Taking inspiration from animators or animation classics doesn’t necessarily pull you to the bottom of the junk heap. Bakshi pushed John Kricflusi into the genius of Jim Tyer‘s scenes, and a new style emerged. Granted it isn’t always art but it is original. John K has spawned a whole new world of wildness among many of the younger people. I’m not sure that’s good, but I am sure that some of the work he, personally, has been doing is rich and inspired.

Woolie Reitherman was just looking for a way out of a tight budget; John K uses his tight budget as a way of taking Jim Tyer to another level.

One Response to “Inspired Perspiration”

  1. on 23 Oct 2012 at 4:48 pm 1.John said …

    One of the great things about “Rooty Toot Toot” is seeing the more abstract modern designs moving in full animation. While similar designs are commonplace today, seeing those types of character designs smoothly moving across the screen is not due to the lower budgets that have followed.

    As for the reuse of animation in productions that should have the budgets to do better, going all the way back to Paul Terry and his filed mouse animation sequences, there always seems to have been a bottom-line mindset that while you have to draw it the first time, there’s no need in drawing it again if you can get away with just drawing over it.

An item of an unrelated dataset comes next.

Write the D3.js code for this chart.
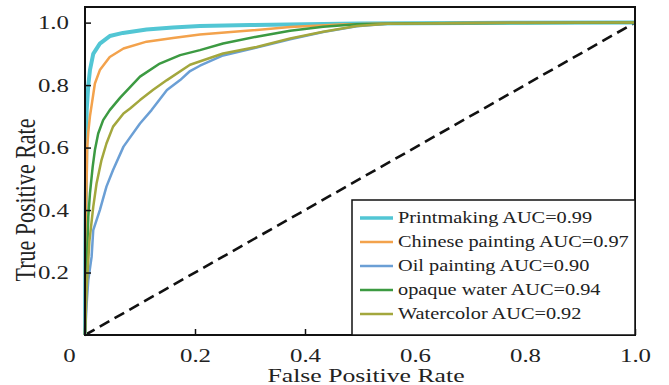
<!DOCTYPE html>
<html lang="en">
<head>
<meta charset="UTF-8">
<title>ROC curves</title>
<script src="https://cdn.jsdelivr.net/npm/d3@7"></script>
<style>
  body { margin: 0; background: #fff; }
  text { font-family: "Liberation Serif", "Times New Roman", serif; fill: #222; }
</style>
</head>
<body>
<div id="chart"></div>
<script>
// series, legend order
const names = ["Printmaking AUC=0.99", "Chinese painting AUC=0.97", "Oil painting AUC=0.90",
  "opaque water AUC=0.94", "Watercolor AUC=0.92"];
const colors = ["#52c6d4", "#f3a24c", "#6b9fd5", "#3c9a42", "#a3a73d"];
const widths = [4, 2.5, 2.5, 2.5, 2.5];

const fprPrint = [0, 0.001, 0.003, 0.006, 0.009, 0.015, 0.027, 0.045, 0.069, 0.112, 0.16, 0.209, 0.3, 0.4, 0.5, 0.7, 1];
const tprPrint = [0, 0.35, 0.72, 0.80, 0.848, 0.90, 0.933, 0.957, 0.967, 0.978, 0.984, 0.989, 0.992, 0.995, 0.997, 0.999, 1];

const fprChinese = [0, 0.002, 0.004, 0.006, 0.009, 0.015, 0.018, 0.027, 0.045, 0.07, 0.112, 0.16, 0.209, 0.282, 0.373, 0.464, 0.55, 0.7, 1];
const tprChinese = [0, 0.40, 0.60, 0.65, 0.70, 0.77, 0.805, 0.848, 0.89, 0.917, 0.939, 0.951, 0.962, 0.972, 0.986, 0.994, 0.997, 0.999, 1];

const fprOil = [0, 0.003, 0.006, 0.012, 0.015, 0.027, 0.039, 0.051, 0.07, 0.1, 0.121, 0.149, 0.173, 0.191, 0.209, 0.251, 0.312, 0.373, 0.433, 0.494, 0.55, 0.7, 1];
const tprOil = [0, 0.10, 0.176, 0.25, 0.336, 0.40, 0.475, 0.528, 0.603, 0.677, 0.72, 0.784, 0.816, 0.845, 0.862, 0.895, 0.92, 0.947, 0.97, 0.988, 0.996, 0.999, 1];

const fprOpaque = [0, 0.002, 0.006, 0.009, 0.014, 0.018, 0.024, 0.033, 0.045, 0.064, 0.1, 0.136, 0.173, 0.209, 0.251, 0.312, 0.373, 0.433, 0.494, 0.6, 0.8, 1];
const tprOpaque = [0, 0.15, 0.379, 0.453, 0.539, 0.592, 0.645, 0.688, 0.72, 0.76, 0.827, 0.869, 0.896, 0.912, 0.933, 0.955, 0.974, 0.987, 0.995, 0.998, 0.999, 1];

const fprWater = [0, 0.003, 0.008, 0.015, 0.021, 0.03, 0.039, 0.051, 0.07, 0.082, 0.1, 0.124, 0.149, 0.191, 0.251, 0.312, 0.373, 0.433, 0.494, 0.55, 0.7, 1];
const tprWater = [0, 0.15, 0.30, 0.41, 0.485, 0.56, 0.613, 0.667, 0.709, 0.725, 0.752, 0.785, 0.816, 0.865, 0.901, 0.922, 0.949, 0.971, 0.989, 0.996, 0.999, 1];

const xTicks = [0, 0.2, 0.4, 0.6, 0.8, 1.0];
const yTicks = [0.2, 0.4, 0.6, 0.8, 1.0];

const fprs = [fprPrint, fprChinese, fprOil, fprOpaque, fprWater];
const tprs = [tprPrint, tprChinese, tprOil, tprOpaque, tprWater];

const W = 669, H = 385;
const margin = { top: 7, right: 34, bottom: 50, left: 85 };
const width = W - margin.left - margin.right;
const height = H - margin.top - margin.bottom;
const sx = 1.38; // text in the picture is stretched sideways

const svg = d3.select("#chart").append("svg")
  .attr("width", W)
  .attr("height", H);
const g = svg.append("g")
  .attr("transform", `translate(${margin.left},${margin.top})`);

const x = d3.scaleLinear().domain([0, 1]).range([0, width]);
const y = d3.scaleLinear().domain([0, 1.05]).range([height, 0]);

// chance line
g.append("line")
  .attr("x1", x(0)).attr("y1", y(0))
  .attr("x2", x(1)).attr("y2", y(1))
  .attr("stroke", "#111")
  .attr("stroke-width", 2.6)
  .attr("stroke-dasharray", "11,6");

const line = d3.line()
  .x(d => x(d[0]))
  .y(d => y(d[1]));

names.forEach((n, i) => {
  const pts = fprs[i].map((f, j) => [f, tprs[i][j]]);
  g.append("path")
    .datum(pts)
    .attr("fill", "none")
    .attr("stroke", colors[i])
    .attr("stroke-width", widths[i])
    .attr("stroke-linejoin", "round")
    .attr("d", line);
});

// axes with inward ticks
const xAxis = g.append("g")
  .attr("transform", `translate(0,${height})`)
  .call(d3.axisBottom(x).tickValues(xTicks).tickSize(-6).tickPadding(0)
    .tickFormat(d => d === 0 ? "0" : d3.format(".1f")(d)));
xAxis.select(".domain").remove();
xAxis.selectAll("line").attr("stroke", "#111").attr("stroke-width", 1.5);
xAxis.selectAll("text")
  .attr("y", 0).attr("dy", 0)
  .attr("font-size", 18)
  .attr("fill", "#222")
  .attr("transform", (d) => `translate(${d === 0 ? -16 : 0},27) scale(${sx},1)`);
xAxis.selectAll(".tick").filter(d => d === 0).select("line").remove();

const yAxis = g.append("g")
  .call(d3.axisLeft(y).tickValues(yTicks).tickSize(-6).tickPadding(0)
    .tickFormat(d3.format(".1f")));
yAxis.select(".domain").remove();
yAxis.selectAll("line").attr("stroke", "#111").attr("stroke-width", 1.5);
yAxis.selectAll("text")
  .attr("x", 0).attr("dy", "0.35em")
  .attr("font-size", 18)
  .attr("fill", "#222")
  .attr("transform", `translate(-16,0) scale(${sx},1)`);

// frame
g.append("rect")
  .attr("width", width).attr("height", height)
  .attr("fill", "none")
  .attr("stroke", "#111")
  .attr("stroke-width", 2);

// axis titles
g.append("text")
  .attr("text-anchor", "middle")
  .attr("font-size", 18)
  .attr("transform", `translate(${366 - margin.left},${382 - margin.top}) scale(${1.43},1)`)
  .text("False Positive Rate");

g.append("text")
  .attr("text-anchor", "middle")
  .attr("font-size", 22)
  .attr("transform", `translate(${35 - margin.left},${200 - margin.top}) rotate(-90) scale(1,1.3)`)
  .text("True Positive Rate");

// legend
const lx = 352 - margin.left, ly = 200 - margin.top;
const legend = g.append("g");
legend.append("rect")
  .attr("x", lx).attr("y", ly)
  .attr("width", width - lx).attr("height", height - ly)
  .attr("fill", "#fff")
  .attr("stroke", "#111")
  .attr("stroke-width", 1.5);

names.forEach((n, i) => {
  const yy = ly + 18 + i * 24;
  legend.append("line")
    .attr("x1", lx + 8).attr("x2", lx + 41)
    .attr("y1", yy).attr("y2", yy)
    .attr("stroke", colors[i])
    .attr("stroke-width", i === 0 ? 3.5 : 2.5);
  legend.append("text")
    .attr("font-size", 16)
    .attr("dy", "0.33em")
    .attr("transform", `translate(${lx + 46},${yy}) scale(1.27,1)`)
    .text(n);
});
</script>
</body>
</html>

    A studio like Filmation had to do original animation for “The Archies” because they were too new an outfit to have drawings on file, and had no way to rip themselves off circa 1968, as they did in just about every other show they produced for the next decade. But you expect that from TV work; with Reitherman, it’s a Disney feature film, for chrissake, at the very least from them you were expecting something with a little more effort than your average Saturday morning cartoon.